On June 25, Ancora's leaders (Chairman and CEO Fredrick D. DiSanto and Ancora Alternatives president James Chadwick) wrote, "We believe H.B. Fuller's Board and management have exposed themselves as disingenuous at best and deceitful at worst throughout their pursuit of AMS." Ancora criticized the timing of the press release about the acquisition, which was at 2 a.m. on June 25, quoting H.B. Fuller's CEO Celeste Martin's own words, "Acting with integrity and doing the right thing in all our business practices is fundamental to H.B. Fuller's philosophy of winning the right way."

According to Ancora, the acquisition was supported by all three of the directors who are slated to stand for election next year: Ruth S. Kimmelshue, Thomas W. Handley and Srilata A. Zaheer. Ancora first threatened a proxy fight in May. "You are welcome to draw us into a fight, but it is hard to remember the last time that worked out well for a corporate leadership team," Ancora said at the time. "We are prepared to hold leadership accountable for any value-destructive and ill-timed capital allocation blunders via a proxy fight next year." Instead of buying AMS, Ancora wants H.B. Fuller to instead conduct a strategic review about selling parts or all of the company to another.

==Company overview==
H.B. Fuller manufactures adhesives for a variety of applications, including those used in construction, engineering, electronics, hygiene products, and food packaging. The company has 81 manufacturing facilities in 26 countries and manufactures more than 20,000 different products. H.B. Fuller employs approximately 7,500 people, is headquartered in St. Paul, Minnesota, and is led by chief executive officer Celeste Mastin. In 2024, it had net revenue of US$3.57 billion.

===Recognition===
In the 1980s, H.B. Fuller was recognized as a "socially responsible" investment for the company's efforts to properly dispose of industrial waste, conserve energy, and for donating property near its headquarters to create a nature reserve. In 1996, Business Ethics named H.B. Fuller one of the Top 100 Best Corporate Citizens.

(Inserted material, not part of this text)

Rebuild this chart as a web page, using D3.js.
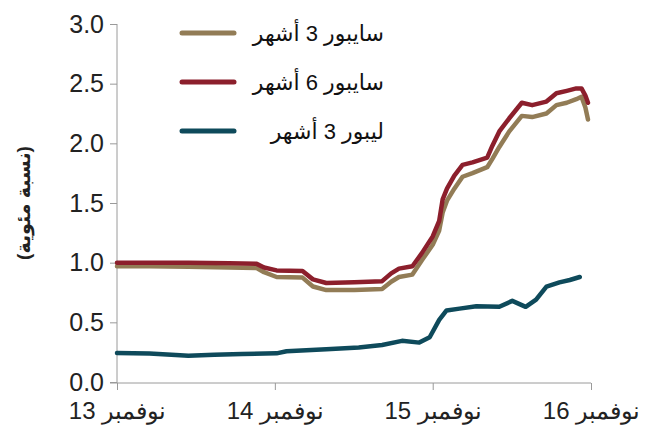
<!DOCTYPE html>
<html>
<head>
<meta charset="utf-8">
<script src="https://cdn.jsdelivr.net/npm/d3@7"></script>
<style>
  html, body { margin: 0; padding: 0; background: #fff; }
  svg { display: block; font-family: "Liberation Sans", Arial, "DejaVu Sans", sans-serif; }
</style>
</head>
<body>
<svg id="chart" width="659" height="434"></svg>
<script>
// Interbank rates, percent
const saiborDates = [
  "2013-11-01","2014-01-15","2014-04-15","2014-07-18","2014-09-20","2014-10-07",
  "2014-11-05","2015-01-04","2015-01-28","2015-02-28","2015-05-04","2015-07-07",
  "2015-07-28","2015-08-15","2015-09-15","2015-10-07","2015-11-01","2015-11-16",
  "2015-11-24","2015-12-04","2015-12-21","2016-01-09","2016-02-01","2016-03-06",
  "2016-03-18","2016-04-03","2016-04-26","2016-05-25","2016-06-18","2016-07-21",
  "2016-08-13","2016-09-06","2016-09-28","2016-10-10","2016-10-19","2016-10-25"
];
const saibor3m = [
  0.97, 0.97, 0.965, 0.96, 0.955, 0.92,
  0.88, 0.875, 0.80, 0.77, 0.77, 0.78,
  0.84, 0.88, 0.90, 1.02, 1.15, 1.27,
  1.42, 1.52, 1.62, 1.72, 1.75, 1.80,
  1.87, 1.97, 2.10, 2.23, 2.22, 2.25,
  2.32, 2.34, 2.37, 2.39, 2.30, 2.20
];
const saibor6m = [
  1.00, 1.00, 1.00, 0.995, 0.99, 0.96,
  0.935, 0.93, 0.86, 0.83, 0.835, 0.845,
  0.91, 0.95, 0.97, 1.08, 1.22, 1.35,
  1.53, 1.62, 1.73, 1.82, 1.84, 1.88,
  1.98, 2.10, 2.21, 2.34, 2.32, 2.35,
  2.42, 2.44, 2.46, 2.46, 2.40, 2.34
];
const liborDates = [
  "2013-11-01","2014-01-15","2014-03-17","2014-04-15","2014-06-14","2014-08-17",
  "2014-11-05","2014-11-28","2015-02-28","2015-05-14","2015-07-07","2015-08-22",
  "2015-10-01","2015-10-25","2015-11-16","2015-12-03","2016-01-02","2016-02-10",
  "2016-04-03","2016-05-03","2016-06-03","2016-06-27","2016-07-21","2016-08-20",
  "2016-09-13","2016-10-06"
];
const libor3m = [
  0.243, 0.238, 0.226, 0.22, 0.228, 0.235,
  0.24, 0.258, 0.275, 0.29, 0.31, 0.345,
  0.33, 0.375, 0.52, 0.60, 0.615, 0.635,
  0.63, 0.68, 0.63, 0.69, 0.80, 0.835,
  0.855, 0.88
];
const seriesNames = ["سايبور 3 أشهر", "سايبور 6 أشهر", "ليبور 3 أشهر"];
const seriesColors = ["#927c56", "#8c1f2c", "#0e4a5b"];
const xTickDates = ["2013-11-01","2014-11-01","2015-11-01","2016-11-01"];
const xTickLabels = ["نوفمبر 13", "نوفمبر 14", "نوفمبر 15", "نوفمبر 16"];
const yTicks = [0, 0.5, 1, 1.5, 2, 2.5, 3];
const yTitle = "(نسبة مئوية)";

const parse = d3.timeParse("%Y-%m-%d");
const series = [
  { name: seriesNames[0], color: seriesColors[0], pts: saiborDates.map((d, i) => ({ date: parse(d), v: saibor3m[i] })) },
  { name: seriesNames[1], color: seriesColors[1], pts: saiborDates.map((d, i) => ({ date: parse(d), v: saibor6m[i] })) },
  { name: seriesNames[2], color: seriesColors[2], pts: liborDates.map((d, i) => ({ date: parse(d), v: libor3m[i] })) }
];

const svg = d3.select("#chart");
const plotLeft = 117, plotRight = 591, plotTop = 24, plotBottom = 382;

const x = d3.scaleTime()
  .domain([parse(xTickDates[0]), parse(xTickDates[3])])
  .range([plotLeft, plotRight]);
const y = d3.scaleLinear().domain([0, 3]).range([plotBottom, plotTop]);

const axisColor = "#9a9a9a";

// y axis
const yAxis = svg.append("g")
  .attr("transform", `translate(${plotLeft},0)`)
  .call(d3.axisLeft(y).tickValues(yTicks).tickFormat(d3.format(".1f")).tickSize(7).tickPadding(6));
yAxis.select(".domain").attr("stroke", axisColor).attr("d", `M0,${plotTop}V${plotBottom + 1}`);
yAxis.selectAll(".tick line").attr("stroke", axisColor);
yAxis.selectAll(".tick text").attr("fill", "#222").style("font-size", "25px")
  .style("font-family", "'Liberation Sans', Arial, sans-serif");

// x axis
const xAxis = svg.append("g")
  .attr("transform", `translate(0,${plotBottom + 1})`)
  .call(d3.axisBottom(x).tickValues(xTickDates.map(parse))
    .tickFormat((d, i) => xTickLabels[i]).tickSize(7).tickPadding(6));
xAxis.select(".domain").attr("stroke", axisColor).attr("d", `M${plotLeft - 7},0H${plotRight}`);
xAxis.selectAll(".tick line").attr("stroke", axisColor);
xAxis.selectAll(".tick text").attr("fill", "#222").style("font-size", "24px")
  .attr("dy", "0.95em");

// y title
svg.append("text")
  .attr("transform", "translate(30,203) rotate(-90)")
  .attr("text-anchor", "middle")
  .attr("fill", "#222")
  .style("font-size", "19px")
  .style("font-weight", "bold")
  .text(yTitle);

// lines
const line = d3.line().x(d => x(d.date)).y(d => y(d.v));
svg.append("g").selectAll("path")
  .data(series)
  .join("path")
  .attr("d", d => line(d.pts))
  .attr("fill", "none")
  .attr("stroke", d => d.color)
  .attr("stroke-width", 4.5)
  .attr("stroke-linejoin", "round")
  .attr("stroke-linecap", "round");

// legend
const legend = svg.append("g");
series.forEach((s, i) => {
  const ly = 33 + i * 49;
  legend.append("line")
    .attr("x1", 182).attr("x2", 234).attr("y1", ly).attr("y2", ly)
    .attr("stroke", s.color).attr("stroke-width", 5).attr("stroke-linecap", "round");
  legend.append("text")
    .attr("x", 384).attr("y", ly)
    .attr("dy", "0.35em")
    .attr("text-anchor", "end")
    .attr("fill", "#111")
    .style("font-size", "22px")
    .text(s.name);
});
</script>
</body>
</html>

In the 2020s, the company was recognized for having a high percentage of women in leadership positions by the New York chapter of the International Women's Forum and Twin Cities Business. Newsweek has recognized H.B. Fuller as one of "America's Most Responsible Companies" in 2020, a top company for remote work in 2023 and one of "America's Greatest Workplaces for Inclusion & Diversity" in 2025. In 2022 the company won an Adhesives and Sealants Council Innovation Award for "Low Monomer/Emission Reactive Hot Melt Adhesives." In 2023, Forbes named H.B. Fuller one of the "Best Midsize Employers" in the U.S. and the Minnesota Star Tribune named the company one of the top 200 employers in Minnesota.